Offering to “provide a plane” while refusing to actually request his release is like promising to rescue a drowning man if someone else drags him to shore first. Or maybe it’s like if your Mom says you can only get Grand Theft Auto 6 if it’s okay with your Dad, and your Dad says you can only get Grand Theft Auto 6 if it’s okay with your Mom. It’s gaslighting at the highest level and President Trump and President Bukele both know it.

Conservatives don’t take kindly to politicians playing word games to avoid responsibility. If a Democrat tried to pull this “technically we offered a plane, there’s nothing we can do” stunt, conservatives would be calling for impeachment. Rightly so.
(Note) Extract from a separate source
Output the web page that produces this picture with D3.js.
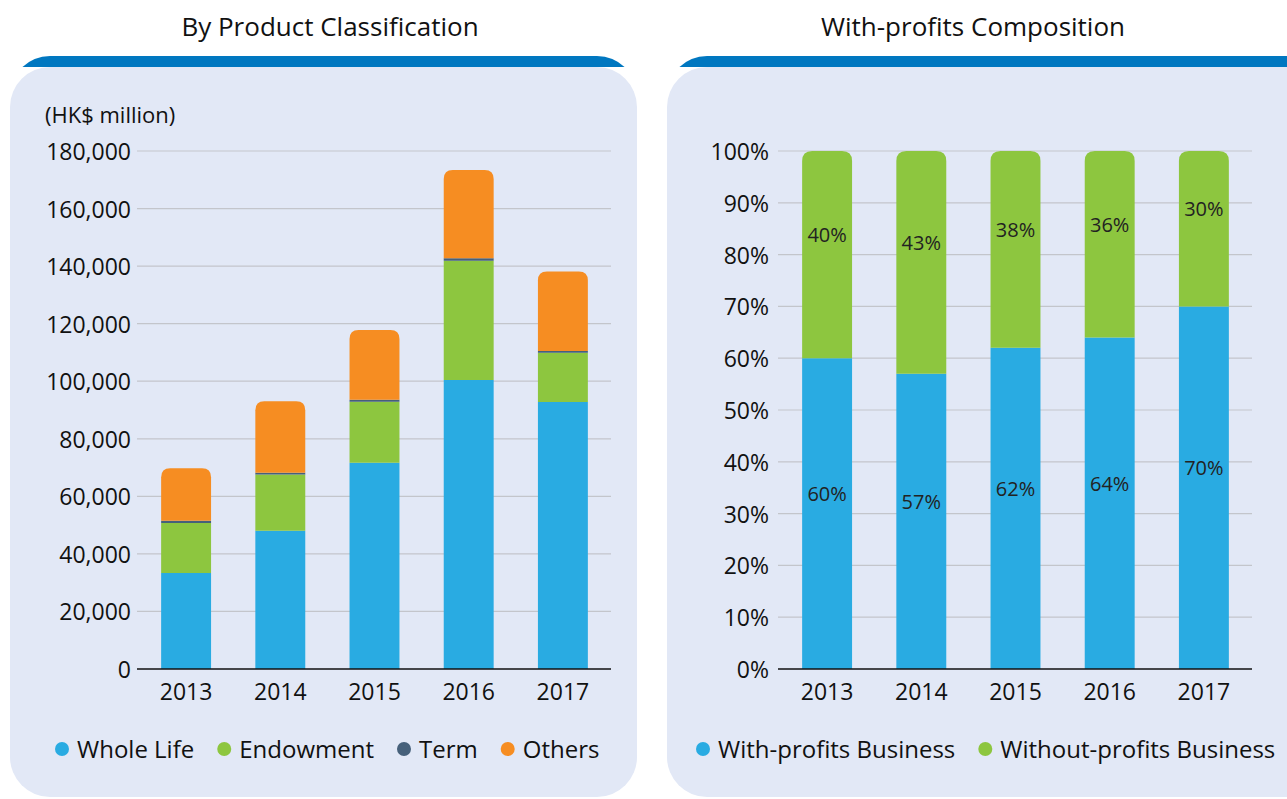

7) Because the stakes are too high to look away

This isn’t just about one man. It’s about whether the U.S. government believes it has the power to vanish people without oversight. It’s about whether the courts still have any authority when the executive branch decides to ignore them. It’s about whether the Constitution protects us or just serves as a suggestion.

If you’re a conservative and you’re not outraged by this, ask yourself: What will it take? What happens when this kind of unchecked power gets turned on your community? Your church? Your kids? Won’t you wish you had nipped this in the bud?

8) Because compassion is a choice - and so is cruelty

Kilmar Abrego Garcia should be in Maryland cutting sheet metal and taking care of his three special-needs kids right now, not locked in a concrete and razor wire hell with no way out because President Trump wanted to look tough on immigration.

We are the most powerful country in the world. We are supposed to be the most just, most upstanding and moral country, a country built on Judeo-Christian values. We do what's right, even when it's hard, even when it humbles us. That’s not a weakness. That’s strength. That’s what being American means.

We can choose to bring this man home. And we must.